- _BRIEF_: Your task is to transcribe, without alteration, the lines from the top of the material below through the line bearing "v0.99.6 Copyright (C)", inclusive.

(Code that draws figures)
+++
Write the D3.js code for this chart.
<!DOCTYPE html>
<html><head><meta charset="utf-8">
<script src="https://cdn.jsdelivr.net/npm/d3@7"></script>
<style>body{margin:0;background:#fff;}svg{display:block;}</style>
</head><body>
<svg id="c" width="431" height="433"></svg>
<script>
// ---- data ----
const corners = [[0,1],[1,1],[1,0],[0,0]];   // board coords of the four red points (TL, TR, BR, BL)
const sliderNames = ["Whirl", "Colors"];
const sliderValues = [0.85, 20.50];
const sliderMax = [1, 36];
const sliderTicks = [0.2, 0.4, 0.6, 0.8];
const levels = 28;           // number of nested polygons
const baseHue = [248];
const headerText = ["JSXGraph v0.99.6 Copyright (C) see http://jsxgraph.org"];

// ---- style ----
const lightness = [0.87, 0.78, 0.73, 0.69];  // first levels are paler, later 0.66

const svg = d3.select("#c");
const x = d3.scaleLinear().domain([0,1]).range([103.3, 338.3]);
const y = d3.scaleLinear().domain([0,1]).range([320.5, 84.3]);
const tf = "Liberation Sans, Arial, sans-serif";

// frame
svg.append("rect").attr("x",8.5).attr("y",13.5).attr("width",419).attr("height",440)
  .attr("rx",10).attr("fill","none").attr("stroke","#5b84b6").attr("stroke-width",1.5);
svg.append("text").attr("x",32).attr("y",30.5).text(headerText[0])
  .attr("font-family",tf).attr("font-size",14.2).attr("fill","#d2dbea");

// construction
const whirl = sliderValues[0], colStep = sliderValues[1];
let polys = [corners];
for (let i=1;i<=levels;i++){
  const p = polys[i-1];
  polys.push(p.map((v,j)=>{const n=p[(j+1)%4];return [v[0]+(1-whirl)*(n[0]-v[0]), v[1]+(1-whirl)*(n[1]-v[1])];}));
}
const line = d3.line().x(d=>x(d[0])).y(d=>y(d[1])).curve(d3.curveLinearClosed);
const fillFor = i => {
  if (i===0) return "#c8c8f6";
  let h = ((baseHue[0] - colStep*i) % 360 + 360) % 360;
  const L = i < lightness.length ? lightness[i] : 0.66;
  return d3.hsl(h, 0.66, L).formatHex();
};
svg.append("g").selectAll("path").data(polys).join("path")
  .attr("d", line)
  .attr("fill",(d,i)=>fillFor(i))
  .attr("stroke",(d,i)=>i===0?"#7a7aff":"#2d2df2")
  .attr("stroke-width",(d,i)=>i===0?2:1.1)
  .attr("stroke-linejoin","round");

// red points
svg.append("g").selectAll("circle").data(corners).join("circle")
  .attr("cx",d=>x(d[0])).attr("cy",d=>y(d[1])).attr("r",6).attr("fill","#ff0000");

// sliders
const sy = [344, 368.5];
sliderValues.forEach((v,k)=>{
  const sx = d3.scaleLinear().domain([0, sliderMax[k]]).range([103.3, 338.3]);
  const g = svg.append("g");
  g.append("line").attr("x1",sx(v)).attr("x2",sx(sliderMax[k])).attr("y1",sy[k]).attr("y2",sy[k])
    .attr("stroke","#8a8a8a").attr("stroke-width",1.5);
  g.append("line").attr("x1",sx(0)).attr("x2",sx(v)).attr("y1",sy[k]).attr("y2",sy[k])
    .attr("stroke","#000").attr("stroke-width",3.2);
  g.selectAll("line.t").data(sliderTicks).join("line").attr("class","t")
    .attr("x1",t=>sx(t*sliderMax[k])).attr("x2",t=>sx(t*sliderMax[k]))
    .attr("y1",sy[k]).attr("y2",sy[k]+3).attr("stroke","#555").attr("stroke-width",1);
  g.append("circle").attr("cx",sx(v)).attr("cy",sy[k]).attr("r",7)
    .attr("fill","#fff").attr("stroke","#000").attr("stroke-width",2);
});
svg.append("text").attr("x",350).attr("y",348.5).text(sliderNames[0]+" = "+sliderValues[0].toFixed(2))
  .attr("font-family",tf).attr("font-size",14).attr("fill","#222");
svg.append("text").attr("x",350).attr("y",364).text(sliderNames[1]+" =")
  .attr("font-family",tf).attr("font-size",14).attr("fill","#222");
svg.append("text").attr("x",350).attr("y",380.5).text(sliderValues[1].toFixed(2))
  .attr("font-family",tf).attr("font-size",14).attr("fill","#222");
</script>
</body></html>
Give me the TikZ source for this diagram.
+++
- _ANSWER_:
Write the D3.js code for this chart.
<!DOCTYPE html>
<html><head><meta charset="utf-8">
<script src="https://cdn.jsdelivr.net/npm/d3@7"></script>
<style>body{margin:0;background:#fff;}svg{display:block;}</style>
</head><body>
<svg id="c" width="431" height="433"></svg>
<script>
// ---- data ----
const corners = [[0,1],[1,1],[1,0],[0,0]];   // board coords of the four red points (TL, TR, BR, BL)
const sliderNames = ["Whirl", "Colors"];
const sliderValues = [0.85, 20.50];
const sliderMax = [1, 36];
const sliderTicks = [0.2, 0.4, 0.6, 0.8];
const levels = 28;           // number of nested polygons
const baseHue = [248];
const headerText = ["JSXGraph v0.99.6 Copyright (C) see http://jsxgraph.org"];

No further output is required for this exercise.